Preparation became another defining trait. Kupp said Darnold constantly challenged himself and the coaching staff to understand every detail of the offense. “His mind in terms of his preparation, how he goes about his day by day, it’s like man, these are things I’m seeing, these are the problems I’m seeing,” Kupp said. “He’s asking questions with protections, challenging the coaches to see things for himself because at the end of the day the quarterback is the one standing in the pocket.”
That work ethic, paired with renewed self-belief, made Darnold immune to outside noise. “He was at the bottom of it. Everyone had written him off,” Kupp said. “The only way you get back is to believe in yourself, and once you’ve done that, why go back to listening to what anyone else has to say about you.”
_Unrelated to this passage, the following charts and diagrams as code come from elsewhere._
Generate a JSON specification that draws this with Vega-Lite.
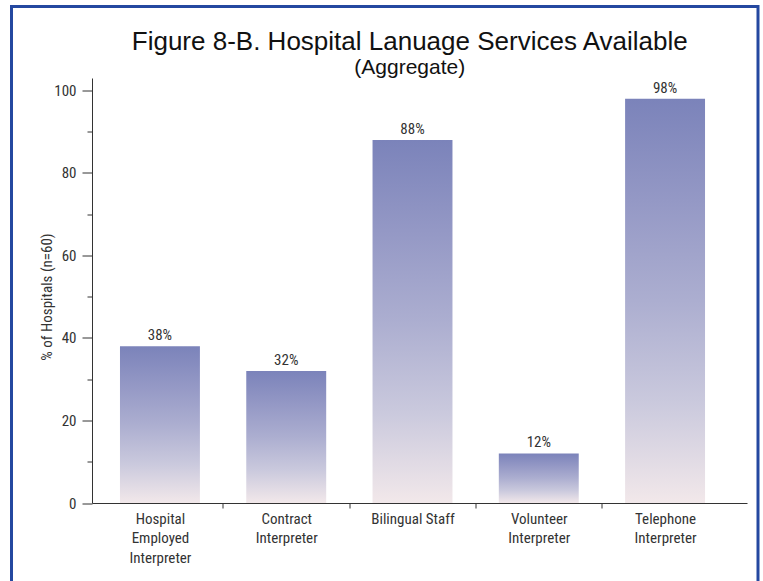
{
  "$schema": "https://vega.github.io/schema/vega-lite/v6.json",
  "width": 746.5,
  "height": 578,
  "autosize": {"type": "none"},
  "padding": {"left": 11.5, "top": 6.5, "right": 5, "bottom": -3.5},
  "background": "white",
  "config": {
    "view": {"stroke": "#2448a0", "strokeWidth": 3},
    "font": "Liberation Sans Narrow, Roboto Condensed, Roboto, sans-serif"
  },
  "title": {
    "text": "Figure 8-B. Hospital Lanuage Services Available",
    "subtitle": "(Aggregate)",
    "font": "Liberation Sans, Arial, sans-serif",
    "subtitleFont": "Liberation Sans, Arial, sans-serif",
    "fontSize": 26,
    "fontWeight": "normal",
    "subtitleFontSize": 21,
    "color": "#111111",
    "subtitleColor": "#111111",
    "anchor": "middle",
    "offset": -71,
    "dx": 25,
    "subtitlePadding": 2
  },
  "data": {
    "values": [
      {"service": "Hospital|Employed|Interpreter", "pct": 38, "label": "38%"},
      {"service": "Contract|Interpreter", "pct": 32, "label": "32%"},
      {"service": "Bilingual Staff", "pct": 88, "label": "88%"},
      {"service": "Volunteer|Interpreter", "pct": 12, "label": "12%"},
      {"service": "Telephone|Interpreter", "pct": 98, "label": "98%"}
    ]
  },
  "encoding": {
    "x": {
      "field": "service",
      "type": "nominal",
      "sort": null,
      "scale": {"range": [80.5, 735.5], "paddingInner": 0.367, "paddingOuter": 0.277, "align": 0.4},
      "axis": {
        "title": null,
        "offset": -81.5,
        "labelAngle": 0,
        "labelExpr": "split(datum.label, '|')",
        "labelFontSize": 15,
        "labelColor": "#333333",
        "labelLineHeight": 19.5,
        "labelPadding": 3,
        "labelOffset": -63,
        "tickSize": 5,
        "tickOffset": 63,
        "tickOpacity": {"condition": {"test": "datum.value == 'Telephone|Interpreter'", "value": 0}, "value": 1},
        "tickColor": "#333333",
        "domainColor": "#333333"
      }
    },
    "y": {
      "field": "pct",
      "type": "quantitative",
      "scale": {"domain": [0, 103], "range": [496.5, 71.5], "nice": false},
      "axis": {
        "title": "% of Hospitals (n=60)",
        "titleFontSize": 15,
        "titleFontWeight": "normal",
        "titleColor": "#333333",
        "titleX": -46,
        "titleY": 290,
        "titleAngle": -90,
        "titleBaseline": "middle",
        "offset": -80.5,
        "values": [0, 10, 20, 30, 40, 50, 60, 70, 80, 90, 100],
        "labelExpr": "datum.value % 20 == 0 ? datum.label : ''",
        "labelFontSize": 15,
        "labelColor": "#333333",
        "labelPadding": 6,
        "tickSize": {"condition": {"test": "datum.value % 20 == 0", "value": 10}, "value": 5},
        "tickColor": "#333333",
        "domainColor": "#333333",
        "grid": false
      }
    }
  },
  "layer": [
    {
      "mark": {
        "type": "bar",
        "color": {
          "gradient": "linear",
          "x1": 0, "y1": 0, "x2": 0, "y2": 1,
          "stops": [
            {"offset": 0, "color": "#7b83ba"},
            {"offset": 0.25, "color": "#9498c5"},
            {"offset": 0.5, "color": "#acaed0"},
            {"offset": 0.75, "color": "#cac9dd"},
            {"offset": 1, "color": "#f2e8ea"}
          ]
        }
      }
    },
    {
      "mark": {"type": "text", "dy": -6, "baseline": "alphabetic", "fontSize": 15, "color": "#333333"},
      "encoding": {"text": {"field": "label"}}
    }
  ]
}
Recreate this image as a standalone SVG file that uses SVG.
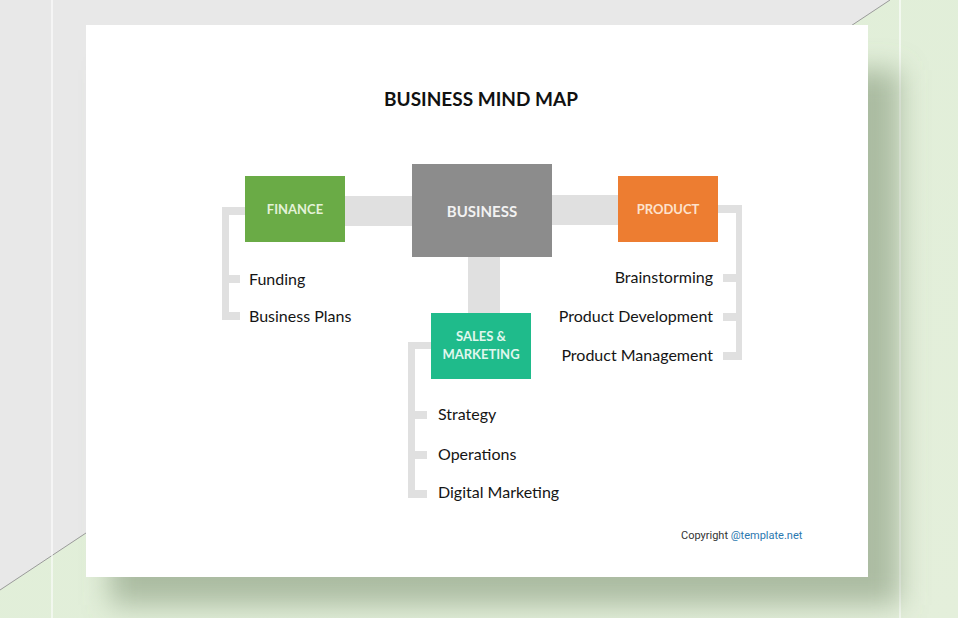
<svg xmlns="http://www.w3.org/2000/svg" width="958" height="618" viewBox="0 0 958 618">
  <defs>
    <linearGradient id="greenBg" x1="0" y1="0" x2="1" y2="1">
      <stop offset="0" stop-color="#dfeed7"/>
      <stop offset="1" stop-color="#e4efdb"/>
    </linearGradient>
    <filter id="shadow" x="-20%" y="-20%" width="140%" height="140%">
      <feGaussianBlur stdDeviation="14"/>
    </filter>
    <style>
      .bar { fill: #e0e0e0; }
      .boxlabel { font-family: Lato, "Liberation Sans", sans-serif; font-weight: bold; text-anchor: middle; }
      .item { font-family: Lato, "Liberation Sans", sans-serif; font-size: 16px; fill: #151515; }
      .right { text-anchor: end; }
    </style>
  </defs>

  <!-- background -->
  <rect x="0" y="0" width="958" height="618" fill="url(#greenBg)"/>
  <polygon points="0,0 890,0 0,590" fill="#e8e8e8"/>
  <line x1="890" y1="0" x2="0" y2="590" stroke="#9a9a9a" stroke-width="1"/>
  <line x1="52" y1="0" x2="52" y2="618" stroke="#ffffff" stroke-opacity="0.55" stroke-width="2"/>
  <line x1="900" y1="0" x2="900" y2="618" stroke="#ffffff" stroke-opacity="0.6" stroke-width="2"/>

  <!-- card shadow -->
  <rect x="110" y="70" width="790" height="535" fill="#7d9272" fill-opacity="0.55" filter="url(#shadow)"/>
  <!-- card -->
  <rect x="86" y="25" width="782" height="552" fill="#ffffff"/>

  <!-- title -->
  <text x="481" y="106" text-anchor="middle" font-family="Lato, 'Liberation Sans', sans-serif" font-weight="bold" font-size="19" fill="#111111">BUSINESS MIND MAP</text>

  <!-- connectors -->
  <g id="connectors">
    <rect class="bar" x="345" y="196" width="67" height="30"/>
    <rect class="bar" x="552" y="195" width="66" height="30"/>
    <rect class="bar" x="468" y="257" width="32" height="56"/>
    <!-- finance bracket -->
    <rect class="bar" x="222" y="207" width="23" height="8"/>
    <rect class="bar" x="222" y="207" width="7" height="113"/>
    <rect class="bar" x="222" y="275" width="18" height="8"/>
    <rect class="bar" x="222" y="312" width="18" height="8"/>
    <!-- product bracket -->
    <rect class="bar" x="718" y="205" width="24" height="8"/>
    <rect class="bar" x="736" y="205" width="6" height="155"/>
    <rect class="bar" x="723" y="274" width="19" height="8"/>
    <rect class="bar" x="723" y="313" width="19" height="8"/>
    <rect class="bar" x="723" y="352" width="19" height="8"/>
    <!-- sales bracket -->
    <rect class="bar" x="408" y="342" width="23" height="7"/>
    <rect class="bar" x="408" y="342" width="7" height="156"/>
    <rect class="bar" x="408" y="411" width="19" height="8"/>
    <rect class="bar" x="408" y="451" width="19" height="8"/>
    <rect class="bar" x="408" y="490" width="19" height="8"/>
  </g>

  <!-- nodes -->
  <g id="business">
    <rect x="412" y="164" width="140" height="93" fill="#8c8c8c"/>
    <text class="boxlabel" x="482" y="217" font-size="15" fill="#f2f2f2">BUSINESS</text>
  </g>
  <g id="finance">
    <rect x="245" y="176" width="100" height="66" fill="#6aab46"/>
    <text class="boxlabel" x="295" y="214" font-size="13" fill="#e4f2d8">FINANCE</text>
  </g>
  <g id="product">
    <rect x="618" y="176" width="100" height="66" fill="#ed7d31"/>
    <text class="boxlabel" x="668" y="214" font-size="13" fill="#fde2cc">PRODUCT</text>
  </g>
  <g id="sales">
    <rect x="431" y="313" width="100" height="66" fill="#1fbb8b"/>
    <text class="boxlabel" x="481" y="341" font-size="13" fill="#e0f7ee">SALES &amp;</text>
    <text class="boxlabel" x="481" y="359" font-size="13" fill="#e0f7ee">MARKETING</text>
  </g>

  <g id="finance-items">
    <text class="item" x="249" y="285">Funding</text>
    <text class="item" x="249" y="322">Business Plans</text>
  </g>
  <g id="product-items">
    <text class="item right" x="713" y="283">Brainstorming</text>
    <text class="item right" x="713" y="322">Product Development</text>
    <text class="item right" x="713" y="361">Product Management</text>
  </g>
  <g id="sales-items">
    <text class="item" x="438" y="420">Strategy</text>
    <text class="item" x="438" y="460">Operations</text>
    <text class="item" x="438" y="498">Digital Marketing</text>
  </g>

  <!-- copyright -->
  <text x="681" y="539" font-family="Roboto, 'Liberation Sans', sans-serif" font-size="11" fill="#333333">Copyright <tspan fill="#2b78b0">@template.net</tspan></text>
</svg>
Darnold’s story is now permanently tied to that championship run. He joined the small group of quarterbacks who have started and won a Super Bowl, and that fact alone reshapes how his career will be remembered. He is still just 28 years old, which means the Seahawks’ title is not likely to be the final chapter of his career but the turning point that defined it.
“The reason I’m here is because of my journey,” Darnold said after the game. “Because of the ups and downs, especially the downs I went through early on in my career. I learned so much about myself.”
Whatever comes next, whether Seattle returns to the Super Bowl or Darnold adds more individual success, his first season with the Seahawks ensured that he will no longer be remembered for being a failed top pick. He will be remembered as a Super Bowl-winning quarterback, and as Kupp put it, “It’s an unbelievable story.”